In a somewhat serendipitous parallel universe of self-initiated vice avoidance akin to Mr. Colin Pearson‘s situationally-legendary ten day anti-bender, I’ve been without my good ol’ trusty cellular telephone for the last ten days. It started when I left the charger in the Downtown Chicago Hampton Inn on about May 24th or something like that. I then went with the Table Shox posse down to Cincinnati where we made the trade with Mark Herrmann, then we went to the Indy 500 for some well-earned fun. My phone was dead the whole time and it didn’t really matter, but on my way back to Montreal from Indy, via the Hampton Inn in Chicago, I found out that the Hampton Inn did infact not possess my trusty little phone charger aka my contact to the world of one red paperclip. It probably fell out of my backpack at a gas station when I switched out my shoes for flip-flops for all I know – I really don’t know where I left it really, I just felt like tagging the Hampton Inn with the responsibility of keeping a watchful eye on my charger. That’s my motto, when in doubt, blame the Hampton Inn. Well, one of my mottos, anyhow.
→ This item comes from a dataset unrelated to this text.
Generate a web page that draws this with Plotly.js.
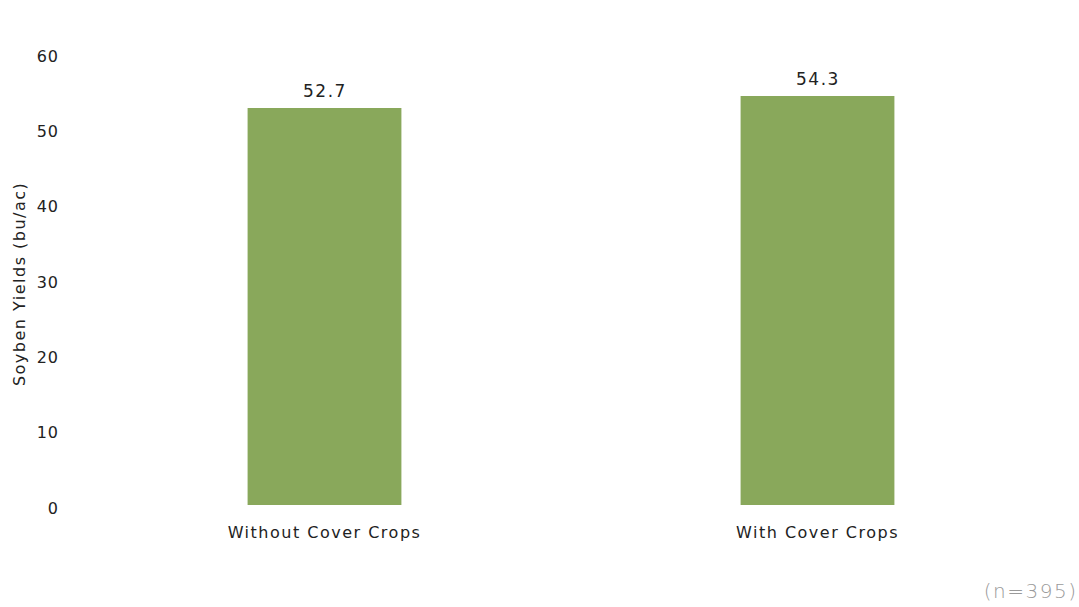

I went to a store yesterday to buy a new charger and they quoted me $50 for a new one. Now, $50 is the kind of cash that you’ll drop at the bar without blinking, but on a little cord for a phone? uh uh. Nope. I’m not having any of that. Sure, this is really nothing to talk about, and it’s not like I’m complaining, but when your public fate and reputation rests upon the ability to communicate with potential traders, it’s somewhat of a big deal. I guess.
Maybe I forgot it in Chicago by accident, and maybe the housekeepers “misplaced” it by accident or maybe I’m just too lazy to admit that I’m too lazy to buy a new charger. It doesn’t really matter – I honestly think that I needed a little breather for what promises to be a strong finish to this project. Translation: potentially absolutely overwhelming amount of cell phone communication plus early morning radio interviews if/when I actually trade up to the house.
Now I love talking to people about really anything at all and the radio interviews are nothing short of an absolute riot – even the calls I get from radio staions in Quebec who call me up at 4am when I’m on the West Coast totally oblivious to the fact that it’s the middle of the night and expect me to be perky on the radio, in French. Once again, no complaints, they’re fun too. But if I can let you in on a little secret, it’s kind of nice not to have a cell phone. But let’s just keep that our secret – between you and me.
I guarantee my dad cringes when he reads this. If my phone wasn’t juiceless I’d call him up and read everything up to here verbatim. I guarantee this is what he’d say: “Hey big guy, just go out and buy yourself a new charger. You need your phone. It’s your business. Your livelihood. Your honor.” Well, I probably over-did it on the honor part, and he’s Canadian so it’d be spelled honour anyhow, but that’s my dad for ya. My dad loves his new bluetooth headset-equipped Motorola RAZR. His reaction is invariably a mixture of confusion/personal offense when he can’t reach someone on their cell: “What is it with mom? She never takes her cell phone with her anywhere?” with his head hung low and one hand in the air as a show of utter disbelief. And while I’m on this tangent of giving my dad the well-earned gears, what is it with middle-aged men and those bluetooth earpiece things? Always in public. Always loud. Always middle-aged. Always a man. I told Dom that if she ever turns into a middle-aged man and she gets into any sort of that nonsense I’m packing my bags. She looked at me with a blank expression on her face, then blinked. Twice.
Anyhow, I have no idea what this has to do with one red paperclip or my quest to trade up to a house, this is just a bit of a Sunday evening ramble. My dad is a great guy, I’m just having a little fun here. So, if you tried to call me at 310-689-8867 or 514-833-3980 since May 24th-ish and I didn’t pick up, that’s why. It’s not as if I’m screening calls or avoiding you – its just that I’m too lazy to go buy a new charger and way too lazy to do that not-on-the-actual phone message check thingy and double way too lazy to then call you back. I’m sure this’ll be the sort of thing that just sorts itself out, one way or another.
Hey, here’s a thought: If you have a wall-charger for a Samsung X426 I’ll trade you one red paperclip for it! Infact, if you have a car charger as well, I’ll throw in another red paperclip.
Or, I’ll just go buy one. Tomorrow.
Currently set on battery-out-of-the-phone – Kyle
**UPDATE**: Bruno read this and scored me a car charger…that he just happened to have laying around the house. And just happened to fit my phone. So that ruled.